Michael Ignatieff says something in his article on ‘Getting Iraq Wrong’ that ties up with this discussion of belief and intuition we’ve been having.

Having taught political science myself, I have to say the discipline promises more than it can deliver. In practical politics, there is no science of decision-making. The vital judgments a politician makes every day are about people: whom to trust, whom to believe and whom to avoid. The question of loyalty arises daily: Who will betray and who will stay true? Having good judgment in these matters, having a sound sense of reality, requires trusting some very unscientific intuitions about people.

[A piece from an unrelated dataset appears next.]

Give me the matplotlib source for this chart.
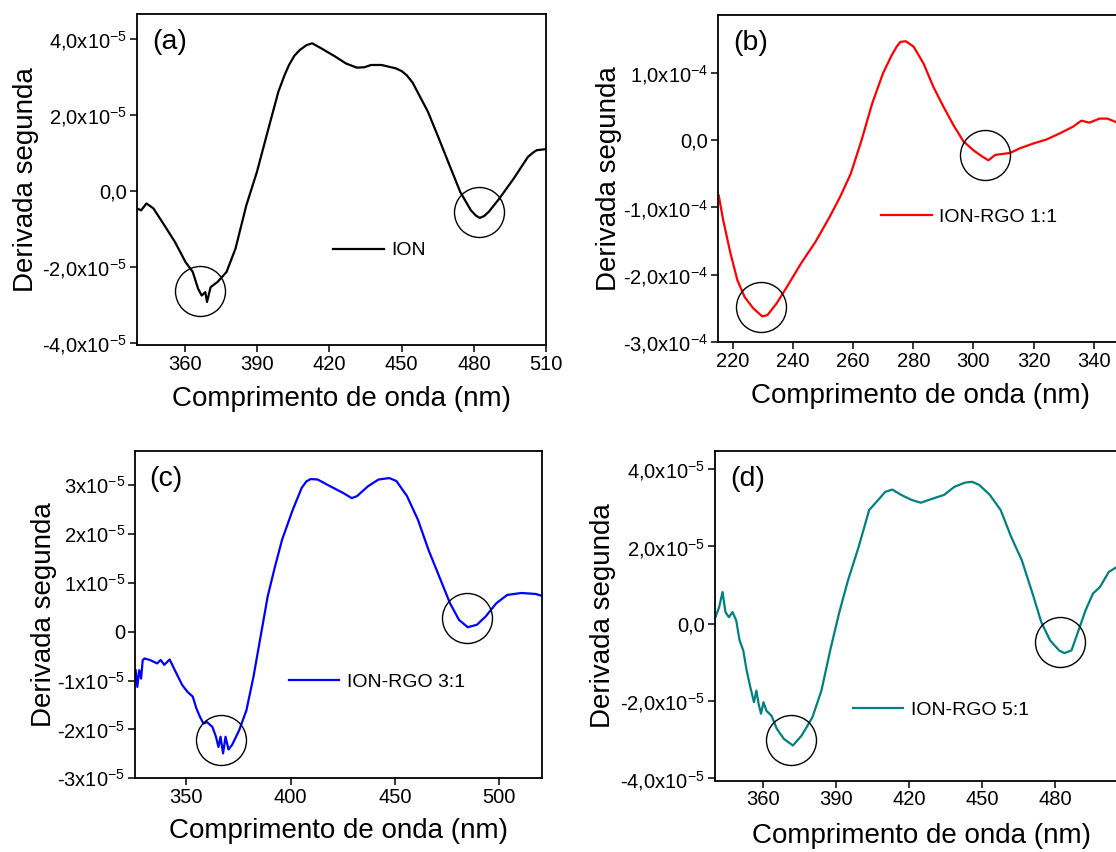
import numpy as np
import matplotlib
matplotlib.use("Agg")
from matplotlib import pyplot as plt
from matplotlib.ticker import FixedLocator, FuncFormatter

plt.rcParams['font.family'] = ['Liberation Sans', 'DejaVu Sans']
plt.rcParams['mathtext.default'] = 'regular'

# (a) ION
wl_a = [340.2, 342.0, 344.2, 347.1, 351.6, 356.0, 360.4, 363.4, 365.6, 367.1, 368.6,
        369.3, 370.8, 373.7, 377.4, 381.1, 385.6, 390.0, 394.4, 398.9, 401.5, 403.3,
        405.5, 407.7, 410.5, 412.9, 416.6, 422.5, 426.9, 431.4, 434.5, 437.3, 441.7,
        447.6, 450.0, 452.1, 454.5, 456.5, 460.9, 465.4, 469.8, 474.3, 478.7, 480.8,
        482.4, 484.2, 486.1, 490.5, 496.4, 502.3, 504.5, 506.0, 510.0]
d2_a = [-0.46, -0.51, -0.33, -0.46, -0.90, -1.34, -1.87, -2.13, -2.57, -2.75, -2.66,
        -2.92, -2.53, -2.39, -2.13, -1.52, -0.38, 0.50, 1.55, 2.61, 3.05, 3.31,
        3.55, 3.70, 3.83, 3.88, 3.75, 3.53, 3.35, 3.24, 3.25, 3.31, 3.31,
        3.22, 3.15, 3.04, 2.85, 2.61, 2.08, 1.38, 0.68, -0.03, -0.51, -0.65,
        -0.71, -0.66, -0.55, -0.20, 0.32, 0.89, 1.01, 1.07, 1.10]

# (b) ION-RGO 1:1
wl_b = [215.3, 216.8, 219.2, 221.5, 223.9, 226.8, 229.8, 231.5, 234.5, 238.0, 242.7,
        247.5, 252.2, 255.7, 259.2, 262.8, 266.3, 269.9, 272.8, 274.5, 275.7, 277.5,
        280.1, 283.4, 286.7, 290.0, 293.4, 296.7, 300.0, 302.8, 305.0, 307.2, 312.2,
        315.5, 319.9, 324.3, 328.7, 333.1, 335.9, 338.6, 341.9, 344.6, 347.3, 350.0]
d2_b = [-0.82, -1.19, -1.68, -2.08, -2.33, -2.50, -2.62, -2.60, -2.43, -2.18, -1.83,
        -1.51, -1.14, -0.84, -0.50, 0.00, 0.54, 0.99, 1.26, 1.39, 1.46, 1.47,
        1.39, 1.14, 0.79, 0.50, 0.22, -0.02, -0.15, -0.24, -0.30, -0.22, -0.19,
        -0.12, -0.05, 0.01, 0.10, 0.20, 0.29, 0.26, 0.32, 0.32, 0.27, 0.25]

# (c) ION-RGO 3:1
wl_c = [325.7, 326.5, 327.4, 328.3, 329.1, 330.0, 332.5, 336.0, 337.7, 339.4, 342.0,
        344.5, 348.0, 350.5, 353.1, 354.8, 356.5, 358.2, 359.9, 362.5, 364.2, 365.4,
        366.4, 367.6, 368.8, 370.2, 371.9, 375.3, 378.8, 382.2, 385.6, 389.0, 392.5,
        395.9, 401.0, 405.3, 407.5, 409.6, 413.0, 418.2, 425.0, 429.3, 431.8, 437.0,
        442.1, 447.3, 450.7, 455.8, 461.0, 466.1, 471.2, 476.4, 480.7, 484.9, 489.3,
        493.5, 498.6, 503.8, 510.6, 517.5, 520.5]
d2_c = [-0.79, -1.13, -0.79, -0.96, -0.58, -0.55, -0.58, -0.65, -0.58, -0.68, -0.57,
        -0.79, -1.09, -1.23, -1.33, -1.57, -1.74, -1.88, -1.85, -1.95, -2.15, -2.36,
        -2.15, -2.49, -2.15, -2.41, -2.32, -2.02, -1.61, -0.92, -0.10, 0.72, 1.33,
        1.88, 2.49, 2.94, 3.07, 3.12, 3.11, 2.99, 2.84, 2.73, 2.77, 2.97,
        3.11, 3.14, 3.08, 2.77, 2.29, 1.67, 1.13, 0.58, 0.24, 0.09, 0.14,
        0.31, 0.58, 0.75, 0.79, 0.77, 0.73]

# (d) ION-RGO 5:1
wl_d = [340.6, 342.1, 343.5, 344.7, 346.1, 347.6, 349.1, 350.5, 352.0, 353.4, 354.9,
        356.4, 357.4, 358.3, 359.3, 360.3, 361.5, 363.6, 365.8, 368.7, 372.4, 376.0,
        380.4, 384.1, 387.7, 391.3, 395.0, 399.4, 403.7, 407.4, 410.3, 413.2, 416.9,
        421.2, 424.9, 430.0, 434.4, 438.7, 443.1, 446.0, 448.9, 453.3, 457.7, 462.0,
        466.4, 470.8, 474.4, 478.0, 481.7, 483.9, 486.8, 489.7, 492.6, 495.6, 498.5,
        502.1, 505.5, 509.0]
d2_d = [0.17, 0.43, 0.82, 0.30, 0.17, 0.30, 0.09, -0.43, -0.69, -1.21, -1.64,
        -2.03, -1.73, -2.07, -2.33, -2.03, -2.25, -2.38, -2.72, -2.98, -3.15, -2.89,
        -2.42, -1.73, -0.69, 0.26, 1.12, 1.99, 2.94, 3.20, 3.41, 3.47, 3.33,
        3.20, 3.13, 3.24, 3.33, 3.54, 3.65, 3.67, 3.59, 3.33, 2.94, 2.25,
        1.64, 0.78, 0.04, -0.43, -0.69, -0.76, -0.69, -0.17, 0.35, 0.78, 0.95,
        1.34, 1.47, 1.60]

# circled minima
circ_a = ([366.4, 482.2], [-2.64, -0.55])
circ_b = ([229.5, 304.0], [-2.48, -0.22])
circ_c = ([366.8, 484.6], [-2.21, 0.27])
circ_d = ([371.7, 482.2], [-3.01, -0.48])

xt_a = [360, 390, 420, 450, 480, 510]
xt_b = [220, 240, 260, 280, 300, 320, 340]
xt_c = [350, 400, 450, 500]
xt_d = [360, 390, 420, 450, 480]
yt_a = [-4, -2, 0, 2, 4]
yt_b = [-3, -2, -1, 0, 1]
yt_c = [-3, -2, -1, 0, 1, 2, 3]
yt_d = [-4, -2, 0, 2, 4]

W, H = 1116.0, 852.0
fig = plt.figure(figsize=(W / 100, H / 100), dpi=100)


def fmt_dec(exp):
    def f(v, pos):
        if abs(v) < 1e-9:
            return '0,0'
        s = ('%.1f' % v).replace('.', ',')
        return s + 'x10$^{-%d}$' % exp
    return FuncFormatter(f)


def fmt_int(exp):
    def f(v, pos):
        if abs(v) < 1e-9:
            return '0'
        return '%d' % round(v) + 'x10$^{-%d}$' % exp
    return FuncFormatter(f)


def panel(box, x, y, color, label, tag, circ, xlim, ylim, xt, yt, yfmt,
          leg_xy, ylab_x, xlab_y):
    l, b, w, h = box
    ax = fig.add_axes([l / W, 1 - b / H, w / W, h / H])
    ax.plot(x, y, color=color, lw=1.6, label=label)
    ax.plot(circ[0], circ[1], 'o', ms=36, mfc='none', mec='black', mew=1.0)
    ax.set_xlim(*xlim)
    ax.set_ylim(*ylim)
    ax.xaxis.set_major_locator(FixedLocator(xt))
    ax.yaxis.set_major_locator(FixedLocator(yt))
    ax.yaxis.set_major_formatter(yfmt)
    ax.tick_params(direction='out', length=5, width=1.1, labelsize=14.5, pad=2)
    for sp in ax.spines.values():
        sp.set_linewidth(1.3)
    ax.set_xlabel('Comprimento de onda (nm)', fontsize=20)
    ax.set_ylabel('Derivada segunda', fontsize=20)
    ax.xaxis.set_label_coords(0.5, xlab_y)
    ax.yaxis.set_label_coords(ylab_x, 0.5)
    ax.text(0.037, 0.915, tag, transform=ax.transAxes, fontsize=20.5,
            va='center', ha='left')
    ax.legend(loc='center left', bbox_to_anchor=leg_xy, frameon=False,
              borderpad=0, borderaxespad=0, handlelength=2.6,
              handletextpad=0.4, fontsize=14)
    return ax


panel((136.8, 345, 409.6, 331), wl_a, d2_a, 'black', 'ION', '(a)', circ_a,
      (340.2, 510), (-4.05, 4.65), xt_a, yt_a, fmt_dec(5),
      (0.479, 0.285), -0.238, -0.125)
panel((717.8, 342, 406, 327), wl_b, d2_b, '#ff0000', 'ION-RGO 1:1', '(b)', circ_b,
      (215, 350), (-3.0, 1.86), xt_b, yt_b, fmt_dec(4),
      (0.402, 0.383), -0.236, -0.125)
panel((134.6, 778.3, 407.4, 327.6), wl_c, d2_c, '#0000ff', 'ION-RGO 3:1', '(c)', circ_c,
      (325.2, 520.5), (-3.0, 3.7), xt_c, yt_c, fmt_int(5),
      (0.378, 0.293), -0.191, -0.122)
panel((715, 780.7, 413, 330), wl_d, d2_d, '#008080', 'ION-RGO 5:1', '(d)', circ_d,
      (340.4, 510), (-4.06, 4.475), xt_d, yt_d, fmt_dec(5),
      (0.333, 0.214), -0.240, -0.128)

fig.savefig('out.png', dpi=100)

I’ll buy that. That is one place where intuition mostly does work a lot better than reasoning – which is not surprising, because people aren’t reasonable, so trying to make judgments about people by using reason just…doesn’t fit. That’s another thing that The Curious Incident illustrates so beautifully, of course. Christopher is good at logic and he hasn’t got a clue about people. To understand about people you have to be all sloppy and organic and random and sentimental and selfish and generous and hundreds of other messy non-logical things. You have to have all sorts of feelings and impulses and reactions in order to know how they work in other people; you can’t learn them, you have to have them. You’ll probably still get people wrong all the time, but at least you’ll have a shot. Without all the sloppy soppy unreasonable stuff, it’s hopeless.